>> Begin
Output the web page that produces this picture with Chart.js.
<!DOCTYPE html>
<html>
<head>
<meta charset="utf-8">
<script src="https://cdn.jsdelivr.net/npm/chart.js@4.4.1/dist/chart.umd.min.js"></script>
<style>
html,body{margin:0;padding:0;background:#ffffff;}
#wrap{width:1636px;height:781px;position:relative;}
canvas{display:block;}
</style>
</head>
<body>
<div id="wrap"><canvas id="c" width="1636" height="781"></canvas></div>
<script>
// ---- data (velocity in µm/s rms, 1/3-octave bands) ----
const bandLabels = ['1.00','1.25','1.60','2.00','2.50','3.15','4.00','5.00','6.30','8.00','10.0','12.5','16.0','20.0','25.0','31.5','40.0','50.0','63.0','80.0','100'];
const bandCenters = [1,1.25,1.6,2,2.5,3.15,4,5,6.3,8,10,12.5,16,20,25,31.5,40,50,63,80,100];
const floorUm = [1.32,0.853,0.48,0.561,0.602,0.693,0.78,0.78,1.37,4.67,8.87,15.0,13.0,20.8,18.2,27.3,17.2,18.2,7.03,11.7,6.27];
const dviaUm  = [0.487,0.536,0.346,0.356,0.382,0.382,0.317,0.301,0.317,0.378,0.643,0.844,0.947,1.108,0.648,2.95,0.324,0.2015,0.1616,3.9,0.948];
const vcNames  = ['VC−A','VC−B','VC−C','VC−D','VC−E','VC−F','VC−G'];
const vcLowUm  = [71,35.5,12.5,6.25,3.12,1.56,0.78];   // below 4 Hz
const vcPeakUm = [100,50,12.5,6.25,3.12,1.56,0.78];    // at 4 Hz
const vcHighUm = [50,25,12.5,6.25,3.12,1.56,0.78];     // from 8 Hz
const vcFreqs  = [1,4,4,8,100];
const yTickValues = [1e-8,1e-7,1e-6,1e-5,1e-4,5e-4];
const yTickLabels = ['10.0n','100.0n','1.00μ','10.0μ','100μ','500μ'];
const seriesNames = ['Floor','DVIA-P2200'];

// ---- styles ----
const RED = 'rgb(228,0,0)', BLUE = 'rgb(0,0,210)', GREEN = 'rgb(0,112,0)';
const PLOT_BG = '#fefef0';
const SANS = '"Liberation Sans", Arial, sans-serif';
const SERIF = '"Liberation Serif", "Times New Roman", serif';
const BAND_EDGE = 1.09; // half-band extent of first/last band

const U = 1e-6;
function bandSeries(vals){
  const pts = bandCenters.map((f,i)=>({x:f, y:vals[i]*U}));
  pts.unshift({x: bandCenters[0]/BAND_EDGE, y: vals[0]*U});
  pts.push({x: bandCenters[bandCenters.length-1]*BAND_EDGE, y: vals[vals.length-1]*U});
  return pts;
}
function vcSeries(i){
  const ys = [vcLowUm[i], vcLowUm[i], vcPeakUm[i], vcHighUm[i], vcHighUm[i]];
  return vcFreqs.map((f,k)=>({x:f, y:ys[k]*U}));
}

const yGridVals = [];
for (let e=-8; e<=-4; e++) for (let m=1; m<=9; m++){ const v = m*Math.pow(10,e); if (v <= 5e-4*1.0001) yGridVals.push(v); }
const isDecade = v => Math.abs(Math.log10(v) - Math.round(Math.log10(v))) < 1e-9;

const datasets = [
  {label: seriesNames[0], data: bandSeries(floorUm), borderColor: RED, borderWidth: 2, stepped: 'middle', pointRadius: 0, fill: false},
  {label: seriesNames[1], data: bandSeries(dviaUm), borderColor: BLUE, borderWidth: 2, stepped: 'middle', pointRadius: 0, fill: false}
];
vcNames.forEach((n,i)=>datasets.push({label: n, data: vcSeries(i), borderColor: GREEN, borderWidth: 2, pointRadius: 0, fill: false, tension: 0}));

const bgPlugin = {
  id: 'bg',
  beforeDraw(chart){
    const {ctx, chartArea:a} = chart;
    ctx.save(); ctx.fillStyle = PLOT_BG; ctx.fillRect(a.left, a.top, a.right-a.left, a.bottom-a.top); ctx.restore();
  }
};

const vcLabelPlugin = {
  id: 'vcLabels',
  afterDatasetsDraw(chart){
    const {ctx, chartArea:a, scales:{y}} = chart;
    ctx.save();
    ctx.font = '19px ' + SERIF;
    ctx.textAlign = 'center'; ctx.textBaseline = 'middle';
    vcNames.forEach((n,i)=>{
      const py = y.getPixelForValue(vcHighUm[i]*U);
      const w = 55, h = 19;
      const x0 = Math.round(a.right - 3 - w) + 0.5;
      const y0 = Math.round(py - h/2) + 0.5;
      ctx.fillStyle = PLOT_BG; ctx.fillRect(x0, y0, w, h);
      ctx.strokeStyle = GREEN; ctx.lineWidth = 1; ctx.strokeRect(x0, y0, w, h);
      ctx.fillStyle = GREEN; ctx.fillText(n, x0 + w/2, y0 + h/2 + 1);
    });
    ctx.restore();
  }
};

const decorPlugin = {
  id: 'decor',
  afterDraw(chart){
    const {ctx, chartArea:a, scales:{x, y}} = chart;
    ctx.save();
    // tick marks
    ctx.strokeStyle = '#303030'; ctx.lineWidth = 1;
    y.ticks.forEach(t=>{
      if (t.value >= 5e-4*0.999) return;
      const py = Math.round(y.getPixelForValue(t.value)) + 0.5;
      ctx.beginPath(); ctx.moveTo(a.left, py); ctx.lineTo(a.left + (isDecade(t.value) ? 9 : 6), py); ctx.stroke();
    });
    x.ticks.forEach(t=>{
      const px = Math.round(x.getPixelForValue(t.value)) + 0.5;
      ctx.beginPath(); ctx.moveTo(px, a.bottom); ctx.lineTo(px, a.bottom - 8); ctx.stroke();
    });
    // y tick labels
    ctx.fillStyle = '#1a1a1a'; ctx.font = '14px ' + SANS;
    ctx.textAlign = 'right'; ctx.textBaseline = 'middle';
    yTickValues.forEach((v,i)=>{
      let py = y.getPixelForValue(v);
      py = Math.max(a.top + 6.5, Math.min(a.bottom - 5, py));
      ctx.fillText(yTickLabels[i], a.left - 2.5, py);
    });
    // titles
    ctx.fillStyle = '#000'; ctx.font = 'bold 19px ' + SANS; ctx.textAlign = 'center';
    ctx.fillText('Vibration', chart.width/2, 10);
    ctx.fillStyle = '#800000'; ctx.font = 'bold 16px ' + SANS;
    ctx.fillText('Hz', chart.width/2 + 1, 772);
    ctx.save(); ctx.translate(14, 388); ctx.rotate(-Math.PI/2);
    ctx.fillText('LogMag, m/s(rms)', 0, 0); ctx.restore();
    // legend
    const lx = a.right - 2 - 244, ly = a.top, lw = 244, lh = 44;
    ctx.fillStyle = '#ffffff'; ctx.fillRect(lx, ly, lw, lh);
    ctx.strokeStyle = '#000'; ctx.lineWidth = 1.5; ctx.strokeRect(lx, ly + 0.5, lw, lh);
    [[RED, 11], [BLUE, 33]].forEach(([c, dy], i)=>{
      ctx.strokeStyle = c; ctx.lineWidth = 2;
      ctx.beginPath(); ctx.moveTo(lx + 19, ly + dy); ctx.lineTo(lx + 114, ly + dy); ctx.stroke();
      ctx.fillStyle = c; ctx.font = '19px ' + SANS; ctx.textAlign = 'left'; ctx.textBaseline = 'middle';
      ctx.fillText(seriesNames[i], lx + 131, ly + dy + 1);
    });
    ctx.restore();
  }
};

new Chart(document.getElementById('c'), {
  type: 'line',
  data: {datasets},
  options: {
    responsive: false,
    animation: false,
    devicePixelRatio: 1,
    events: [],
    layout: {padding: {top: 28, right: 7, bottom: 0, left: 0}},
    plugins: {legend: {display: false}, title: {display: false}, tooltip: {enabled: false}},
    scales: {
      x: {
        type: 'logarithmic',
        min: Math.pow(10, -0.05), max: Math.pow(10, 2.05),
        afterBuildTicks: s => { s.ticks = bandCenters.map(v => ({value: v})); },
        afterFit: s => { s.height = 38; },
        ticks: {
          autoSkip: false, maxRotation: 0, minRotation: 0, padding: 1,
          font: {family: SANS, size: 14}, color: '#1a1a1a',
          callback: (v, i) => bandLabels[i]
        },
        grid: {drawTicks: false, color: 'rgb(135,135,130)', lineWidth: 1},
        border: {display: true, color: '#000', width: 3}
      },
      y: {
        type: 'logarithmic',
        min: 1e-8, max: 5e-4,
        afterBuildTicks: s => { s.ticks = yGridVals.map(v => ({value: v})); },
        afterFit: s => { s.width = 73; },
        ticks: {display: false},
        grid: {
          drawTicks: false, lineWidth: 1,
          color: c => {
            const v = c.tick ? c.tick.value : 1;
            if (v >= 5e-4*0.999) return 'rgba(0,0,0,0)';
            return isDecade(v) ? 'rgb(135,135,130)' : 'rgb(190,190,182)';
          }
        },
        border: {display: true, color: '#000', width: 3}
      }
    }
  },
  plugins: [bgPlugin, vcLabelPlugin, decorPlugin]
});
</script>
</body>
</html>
>> End
_REQUIRED TASK_
Looking at the material above, please copy exactly every line from its first line through the line containing "const BAND_EDGE = 1.09;", with both ends included and nothing else.

_REPLY TO THE TASK_
Output the web page that produces this picture with Chart.js.
<!DOCTYPE html>
<html>
<head>
<meta charset="utf-8">
<script src="https://cdn.jsdelivr.net/npm/chart.js@4.4.1/dist/chart.umd.min.js"></script>
<style>
html,body{margin:0;padding:0;background:#ffffff;}
#wrap{width:1636px;height:781px;position:relative;}
canvas{display:block;}
</style>
</head>
<body>
<div id="wrap"><canvas id="c" width="1636" height="781"></canvas></div>
<script>
// ---- data (velocity in µm/s rms, 1/3-octave bands) ----
const bandLabels = ['1.00','1.25','1.60','2.00','2.50','3.15','4.00','5.00','6.30','8.00','10.0','12.5','16.0','20.0','25.0','31.5','40.0','50.0','63.0','80.0','100'];
const bandCenters = [1,1.25,1.6,2,2.5,3.15,4,5,6.3,8,10,12.5,16,20,25,31.5,40,50,63,80,100];
const floorUm = [1.32,0.853,0.48,0.561,0.602,0.693,0.78,0.78,1.37,4.67,8.87,15.0,13.0,20.8,18.2,27.3,17.2,18.2,7.03,11.7,6.27];
const dviaUm  = [0.487,0.536,0.346,0.356,0.382,0.382,0.317,0.301,0.317,0.378,0.643,0.844,0.947,1.108,0.648,2.95,0.324,0.2015,0.1616,3.9,0.948];
const vcNames  = ['VC−A','VC−B','VC−C','VC−D','VC−E','VC−F','VC−G'];
const vcLowUm  = [71,35.5,12.5,6.25,3.12,1.56,0.78];   // below 4 Hz
const vcPeakUm = [100,50,12.5,6.25,3.12,1.56,0.78];    // at 4 Hz
const vcHighUm = [50,25,12.5,6.25,3.12,1.56,0.78];     // from 8 Hz
const vcFreqs  = [1,4,4,8,100];
const yTickValues = [1e-8,1e-7,1e-6,1e-5,1e-4,5e-4];
const yTickLabels = ['10.0n','100.0n','1.00μ','10.0μ','100μ','500μ'];
const seriesNames = ['Floor','DVIA-P2200'];

// ---- styles ----
const RED = 'rgb(228,0,0)', BLUE = 'rgb(0,0,210)', GREEN = 'rgb(0,112,0)';
const PLOT_BG = '#fefef0';
const SANS = '"Liberation Sans", Arial, sans-serif';
const SERIF = '"Liberation Serif", "Times New Roman", serif';
const BAND_EDGE = 1.09; // half-band extent of first/last band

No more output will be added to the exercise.